Queste forti esitazioni si spiegano non solo e tanto alla luce del rischio che una marcia indietro sul nome di Gauck da parte della Cancelliera potesse sembrare poco credibile agli occhi degli elettori, ma più che altro con un’incompatibilità tra i due nello stile e nei comportamenti. L’afflato quasi religioso dell’ex pastore protestante stride con la forma dimessa delle parole della signora Merkel. La decisione e lo spirito combattivo di un protagonista della Friedliche Revolution del 1989 mal si sposa con lo stile di una donna che ha fatto del compromesso e dei piccoli passi il suo credo politico fin dai tempi in cui aderì al Demokratischer Aufbruch (Risveglio Democratico).
Il 18 marzo prossimo tocca dunque alla Bundesversammlung dare il via libera alla nomina dei partiti. Data la convergenza delle quattro principali formazioni politiche, Gauck non dovrebbe avere particolari problemi a diventare Bundespräsident. La sinistra radicale (Die Linke) possiede infatti sulla carta soltanto il 10% dei suffragi nell’assemblea e ad oggi non ha ancora scelto su quale personalità far convergere i propri voti. D’altro canto, anche diversi delegati appartenenti al gruppo ecologista hanno manifestato diversi dubbi sulla sua candidatura.
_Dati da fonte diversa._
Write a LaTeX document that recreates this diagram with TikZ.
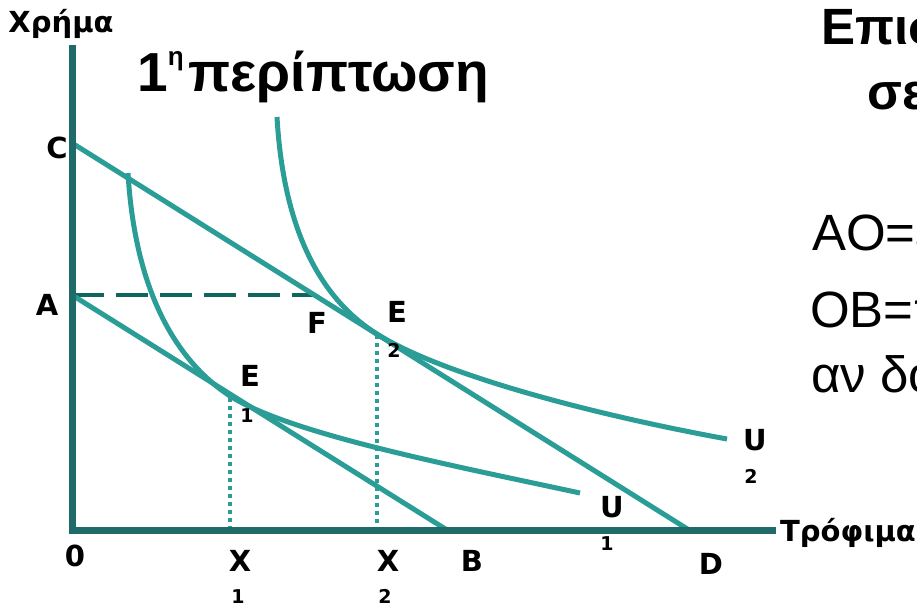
\documentclass[tikz,border=0pt]{standalone}
\usepackage{fontspec}
\setmainfont{Liberation Sans}[BoldFont={Liberation Sans Bold}]
\newfontfamily\lblfont{DejaVu Sans}[BoldFont={DejaVu Sans Bold}]
\definecolor{tealc}{HTML}{2A9D96}
\definecolor{axisc}{HTML}{1E6B69}
\definecolor{dashc}{HTML}{10665F}
\begin{document}
\begin{tikzpicture}[x=1pt,y=-1pt,
  lbl/.style={font=\lblfont\bfseries\fontsize{29}{34}\selectfont, anchor=base, inner sep=0pt},
  sublbl/.style={font=\lblfont\bfseries\fontsize{19}{22}\selectfont, anchor=base, inner sep=0pt},
  curve/.style={draw=tealc, line width=5pt},
  axisline/.style={draw=axisc, line width=7pt},
  guide/.style={draw=dashc, line width=4pt, dash pattern=on 32pt off 12pt},
  dotline/.style={draw=tealc, line width=3.5pt, dash pattern=on 4pt off 4pt},
  bigbold/.style={font=\bfseries\fontsize{51}{56}\selectfont, anchor=base west, inner sep=0pt},
  bigreg/.style={font=\fontsize{51}{56}\selectfont, anchor=base west, inner sep=0pt}]
\useasboundingbox (0,0) rectangle (917,607);
\fill[white] (0,0) rectangle (917,607);
% key points
\coordinate (Ytop) at (72,45);
\coordinate (O) at (72,530);
\coordinate (Xend) at (776,530);
\coordinate (C) at (72,143);
\coordinate (A) at (72,295);
\coordinate (B) at (447,530);
\coordinate (D) at (689,530);
\coordinate (F) at (313,295);
\coordinate (E1) at (230,398);
\coordinate (E2) at (377,335);
\coordinate (X1) at (230,530);
\coordinate (X2) at (377,530);
\coordinate (U1a) at (128,173);
\coordinate (U1b) at (580,493);
\coordinate (U2a) at (277,117);
\coordinate (U2b) at (727,439);
% guides
\draw[dotline] (E1) -- (X1);
\draw[dotline] (E2) -- (X2);
\draw[guide] (A) -- (F);
% budget lines
\draw[curve] (C) -- (D);
\draw[curve] (A) -- (B);
% indifference curves
\draw[curve] (U1a) .. controls (135,290) and (175,360) .. (230,396)
                   .. controls (290,434) and (450,465) .. (U1b);
\draw[curve] (U2a) .. controls (284,240) and (327,303) .. (377,334)
                   .. controls (440,374) and (590,414) .. (U2b);
% axes
\draw[axisline, line join=miter] (Ytop) -- (O) -- (Xend);
% axis labels
\node[lbl] (ylab) at (61,33) {Χρήμα};
\node[lbl] (xlab) at (848,541) {Τρόφιμα};
\node[lbl] (lC) at (57,158) {C};
\node[lbl] (lA) at (47,315) {A};
\node[lbl] (lF) at (317,333) {F};
\node[lbl] (lE2) at (397,322) {E};
\node[sublbl] (lE2s) at (394,357) {2};
\node[lbl] (lE1) at (250,386) {E};
\node[sublbl] (lE1s) at (247,422) {1};
\node[lbl] (lU2) at (755,450) {U};
\node[sublbl] (lU2s) at (751,483) {2};
\node[lbl] (lU1) at (612,517) {U};
\node[sublbl] (lU1s) at (607,550) {1};
\node[lbl] (l0) at (75,566) {0};
\node[lbl] (lX1) at (240,571) {X};
\node[sublbl] (lX1s) at (238,603) {1};
\node[lbl] (lX2) at (388,571) {X};
\node[sublbl] (lX2s) at (385,603) {2};
\node[lbl] (lB) at (472,571) {B};
\node[lbl] (lD) at (711,574) {D};
% title
\node[font=\bfseries\fontsize{55}{60}\selectfont, anchor=base west, inner sep=0pt] (title) at (137,92) {1\raisebox{26pt}{\bfseries\fontsize{26}{28}\selectfont η}\hspace{5pt}περίπτωση};
% right-hand text (cut by the page edge)
\begin{scope}
\clip (0,0) rectangle (917,607);
\node[bigbold] (h1) at (821,45) {Επισιτιστική};
\node[bigbold] (h2) at (867,110) {σε είδος};
\node[bigreg] (t1) at (812,250) {AO=εισόδημα};
\node[bigreg] (t2) at (810,327) {OB=ποσότητα};
\node[bigreg] (t3) at (811,392) {αν δοθεί};
\end{scope}
\end{tikzpicture}
\end{document}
Sotto accusa vi sarebbero alcune frasi di Gauck sul dibattito circa la fine del capitalismo (bollato come “incredilmente sciocco”) e sul libro dell’ex membro del board della Bundesbank Thilo Sarrazin sull’immigrazione in Germania (definito “coraggioso”). Anche in rete, dopo l’iniziale consenso per Gauck, incominciano a moltiplicarsi le voci fuori dal coro. Per ora, tuttavia, l’alto tasso di popolarità di cui gode Gauck presso la popolazione tedesca rimane immutato.